Look at the generic formula for finding PDFs of order statistics.

In the case of $Exp(1)$ data, the simulation below indicates that $(k-1)/X_{(k)}$ is heavily biased as an estimator for $n,$ for the case $n = 10,\,k = 4.$

 m = 10^6;  n = 10;  k = 4;  x.k = numeric(m)
 for (i in 1:m) {
  x.k[i] = sort(rexp(n))[k] }
 mean((k-1)/x.k)
 ## 8.372766

However, for data from $Unif(0,1)$ it seems that $(k-1)/X_{(k)}$ is unbiased for the case $n = 10,\, k=4.$

 m = 10^6;  n = 10;  k = 4;  x.k = numeric(m)
 for (i in 1:m) {
   x.k[i] = sort(runif(n))[k] }
 mean((k-1)/x.k)
 ## 10.00927
 mean(x.k)
 ## 0.3633717
 k/11
 ## 0.3636364

In the uniform case it should be relatively easy to find the distribution of $X_{k}$. Maybe that is a good place to start. Roughly speaking and on average, the 10 order statistics of a sample of size 10, divide $(0,1)$ into 11 equal parts. That may provide some intuition.

Answer 2

This is a partial answer that I have figured out to my question.

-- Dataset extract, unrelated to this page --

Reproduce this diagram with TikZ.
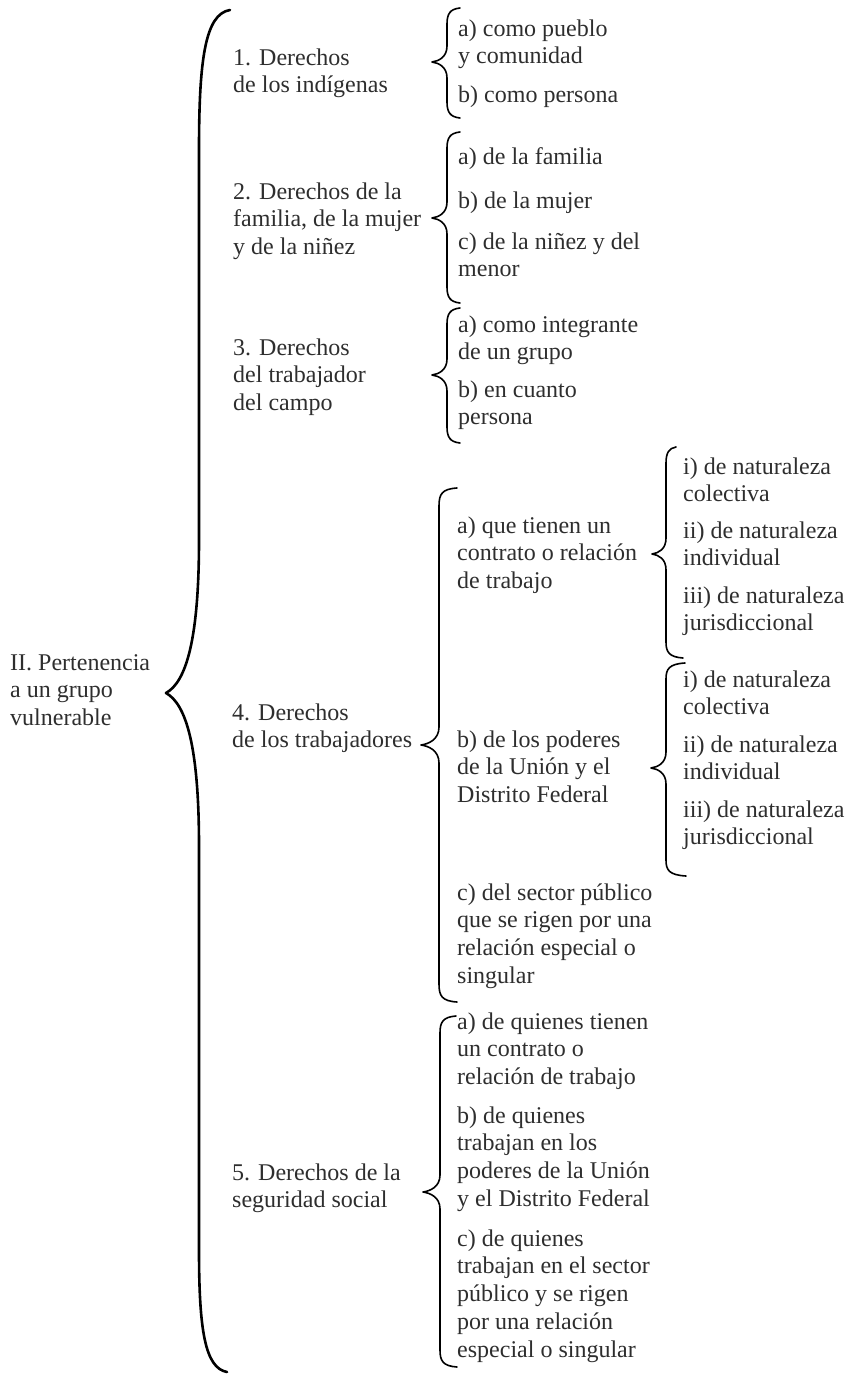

For the $\text{uniform}(0, 1)$ case, we have $$ X_{(k)} \sim \text{beta}(k, \ n - k + 1) $$ Let $Y \sim \text{beta}(n - k + 1, k)$ and $Z \sim \text{beta}^\prime (n - k + 1, k)$, where $\text{beta}^\prime$ denotes the Beta Prime Distribution. Then we have, if $k > 1$, \begin{align} \mathbb{E}[\frac{1}{X_{(k)}}] &= \mathbb{E}[\frac{1}{1 - Y}] = \mathbb{E}[1 + \frac{Y}{1 - Y}] = \mathbb{E}[\frac{Y}{1-Y}] + 1 \\ &= \mathbb{E}[Z] + 1 \\ &= \frac{n-k+1}{k-1} + 1 = \frac{n}{k-1} \end{align} The following facts are used in the equality above.

• If $X \sim \text{beta}(\alpha, \beta)$, then $1 - X \sim \text{beta}(\beta, \alpha)$.
• If $X \sim \text{beta}(\alpha, \beta)$, then $\frac{X}{1 - X} \sim \text{beta}^\prime(\alpha, \beta)$.
• If $X \sim \text{beta}^\prime(\alpha, \beta)$, then $\mathbb{E}[X] = \frac{\alpha}{\beta - 1}$ if $\beta > 1$.

Therefore, we have $$ \mathbb{E}[\frac{k-1}{X_{(k)}}] = n \text{ if } k > 1 $$